Shmuel não se comportou como um acusado atemorizado. Pelo contrário. Ergueu a voz e declarou com uma ponta de orgulho: “Durante meses andei pelas ruas de Paris com uma fotografia de Petliura no bolso. Imaginei que ele estivesse nas imediações do Quartier Latin”. O juiz perguntou: “O senhor quer dizer que o crime foi premeditado?” Shmuel retrucou exultante: “Sim, foi, sim!”

Das 80 testemunhas arroladas, Torrès chamou apenas sete. O depoimento mais marcante foi o de uma jovem judia chamada Haia Grinberg que havia trabalhado como enfermeira da Cruz Vermelha e cujos avós tinham sido vítimas dos massacres.

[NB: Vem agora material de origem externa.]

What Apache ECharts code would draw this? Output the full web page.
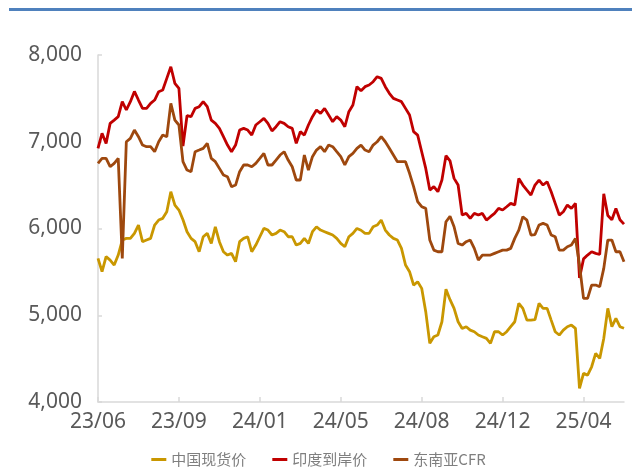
<!DOCTYPE html>
<html>
<head>
<meta charset="utf-8">
<script src="https://cdn.jsdelivr.net/npm/echarts@6/dist/echarts.min.js"></script>
<style>
  html, body { margin: 0; padding: 0; background: #fff; }
  #chart { width: 637px; height: 475px; }
</style>
</head>
<body>
<div id="chart"></div>
<script>
  // x轴刻度标签（每20个点一个）
  const tickLabels = ['23/06', '23/09', '24/01', '24/05', '24/08', '24/12', '25/04']
  const tickStep = 20

  // 中国现货价
  const chinaSpot = [
    5656, 5502, 5675, 5636, 5579, 5694, 5867, 5886, 5886, 5944,
    6040, 5848, 5867, 5886, 6040, 6097, 6117, 6193, 6424, 6270,
    6213, 6100, 5963, 5886, 5848, 5732, 5905, 5944, 5828, 6020,
    5848, 5732, 5694, 5713, 5617, 5848, 5886, 5905, 5732, 5809,
    5905, 6001, 5982, 5925, 5944, 5982, 5963, 5905, 5905, 5809,
    5828, 5886, 5828, 5963, 6020, 5982, 5963, 5944, 5925, 5886,
    5828, 5790, 5905, 5944, 6001, 5980, 5944, 5944, 6020, 6040,
    6097, 5982, 5925, 5886, 5867, 5771, 5579, 5502, 5348, 5386,
    5310, 5041, 4676, 4752, 4772, 4925, 5300, 5180, 5079, 4925,
    4848, 4868, 4829, 4810, 4772, 4752, 4733, 4676, 4810, 4810,
    4772, 4810, 4868, 4925, 5137, 5079, 4944, 4944, 4950, 5137,
    5079, 5079, 4944, 4810, 4772, 4829, 4868, 4887, 4848, 4157,
    4330, 4310, 4406, 4560, 4502, 4733, 5079, 4868, 4964, 4868,
    4850
  ]

  // 印度到岸价
  const indiaCfr = [
    6924, 7097, 6981, 7212, 7250, 7289, 7462, 7366, 7462, 7580,
    7481, 7385, 7385, 7443, 7481, 7577, 7596, 7731, 7865, 7673,
    7615, 6950, 7300, 7289, 7385, 7404, 7462, 7404, 7250, 7212,
    7154, 7058, 6962, 6885, 6962, 7135, 7154, 7135, 7077, 7193,
    7231, 7270, 7212, 7125, 7173, 7231, 7212, 7173, 7154, 6981,
    7116, 7077, 7193, 7289, 7366, 7327, 7385, 7308, 7231, 7289,
    7250, 7173, 7346, 7423, 7635, 7587, 7635, 7654, 7692, 7750,
    7731, 7635, 7558, 7500, 7481, 7462, 7385, 7308, 7116, 7077,
    6885, 6693, 6443, 6482, 6424, 6559, 6840, 6780, 6578, 6501,
    6155, 6174, 6117, 6174, 6155, 6174, 6097, 6136, 6174, 6232,
    6213, 6251, 6290, 6270, 6578, 6501, 6443, 6386, 6501, 6559,
    6501, 6539, 6424, 6290, 6155, 6193, 6270, 6232, 6290, 5430,
    5650, 5694, 5732, 5713, 5700, 6400, 6150, 6100, 6230, 6100,
    6050
  ]

  // 东南亚CFR
  const seaCfr = [
    6751, 6808, 6808, 6712, 6751, 6808, 5656, 7000, 7039, 7135,
    7058, 6962, 6943, 6943, 6885, 7000, 7077, 7058, 7443, 7250,
    7193, 6770, 6674, 6655, 6885, 6904, 6924, 6981, 6808, 6770,
    6693, 6616, 6597, 6482, 6501, 6655, 6732, 6732, 6712, 6751,
    6808, 6866, 6732, 6732, 6789, 6847, 6885, 6789, 6712, 6559,
    6559, 6847, 6674, 6828, 6904, 6943, 6885, 6962, 6943, 6885,
    6828, 6732, 6828, 6866, 6924, 6962, 6904, 6885, 6962, 7000,
    7058, 7000, 6924, 6847, 6770, 6770, 6770, 6636, 6482, 6309,
    6251, 6232, 5867, 5751, 5732, 5732, 6078, 6140, 6020, 5828,
    5809, 5848, 5867, 5771, 5636, 5694, 5694, 5694, 5713, 5732,
    5751, 5751, 5771, 5886, 5982, 6136, 6097, 5925, 5930, 6040,
    6059, 6040, 5925, 5905, 5751, 5751, 5790, 5809, 5886, 5579,
    5194, 5194, 5348, 5348, 5329, 5540, 5867, 5867, 5732, 5732,
    5617
  ]

  const categories = chinaSpot.map((_, i) => i)

  const chart = echarts.init(document.getElementById('chart'))

  const axisColor = '#D9D9D9'
  const labelColor = '#595959'

  const option = {
    animation: false,
    color: ['#C99700', '#C00000', '#9E480E'],
    graphic: [
      {
        type: 'rect',
        shape: { x: 9, y: 8, width: 623, height: 3 },
        style: { fill: '#4F81BD' }
      }
    ],
    legend: {
      bottom: 3,
      left: 'center',
      icon: 'rect',
      itemWidth: 15,
      itemHeight: 3,
      itemGap: 26,
      textStyle: {
        color: '#7F7F7F',
        fontSize: 15,
        fontFamily: 'Noto Sans CJK SC'
      },
      data: ['中国现货价', '印度到岸价', '东南亚CFR']
    },
    grid: {
      left: 98,
      right: 13,
      top: 55,
      bottom: 73
    },
    xAxis: {
      type: 'category',
      data: categories,
      boundaryGap: false,
      axisLine: { lineStyle: { color: axisColor, width: 1.5 } },
      axisTick: {
        inside: true,
        length: 5,
        interval: (idx) => idx % tickStep === 0,
        lineStyle: { color: axisColor, width: 1.5 }
      },
      axisLabel: {
        interval: (idx) => idx % tickStep === 0,
        formatter: (val, idx) => tickLabels[idx / tickStep],
        color: labelColor,
        fontSize: 21,
        fontFamily: 'Noto Sans',
        margin: 10
      },
      splitLine: { show: false }
    },
    yAxis: {
      type: 'value',
      min: 4000,
      max: 8000,
      interval: 1000,
      axisLine: { show: true, lineStyle: { color: axisColor, width: 1.5 } },
      axisTick: {
        show: true,
        inside: true,
        length: 4,
        lineStyle: { color: axisColor, width: 1.5 }
      },
      axisLabel: {
        formatter: (v) => v.toLocaleString('en-US'),
        color: labelColor,
        fontSize: 21,
        fontFamily: 'Noto Sans',
        margin: 16
      },
      splitLine: { show: false }
    },
    series: [
      { name: '中国现货价', type: 'line', data: chinaSpot, showSymbol: false, lineStyle: { width: 2.8 } },
      { name: '印度到岸价', type: 'line', data: indiaCfr, showSymbol: false, lineStyle: { width: 2.8 } },
      { name: '东南亚CFR', type: 'line', data: seaCfr, showSymbol: false, lineStyle: { width: 2.8 } }
    ]
  }

  chart.setOption(option)

  window.addEventListener('resize', () => {
    chart.resize()
  })
</script>
</body>
</html>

Em seguida, Torrès, recorrendo a seus magníficos dons histriônicos, assumiu a palavra: “Senhores membros do corpo de jurados, confiram a liberdade a este homem que traz na fronte o estigma da tragédia de seu povo. Os senhores detêm hoje em suas mãos os destinos de milhares de seres humanos que estarão vinculados ao veredito que a França aqui vai pronunciar. Eu lhes exorto a praticar um verdadeiro ato de civismo proferindo a absolvição. Não lhes peço um perdão levado pela emoção. Se este homem for privado da liberdade, a França não será mais a França e Paris não será mais Paris!”  O júri recolheu-se para deliberar e retornou apenas 35 minutos depois.

Shmuel Schwarzbard fora absolvido. Mas os pogroms jamais serão absolvidos pelo mundo civilizado.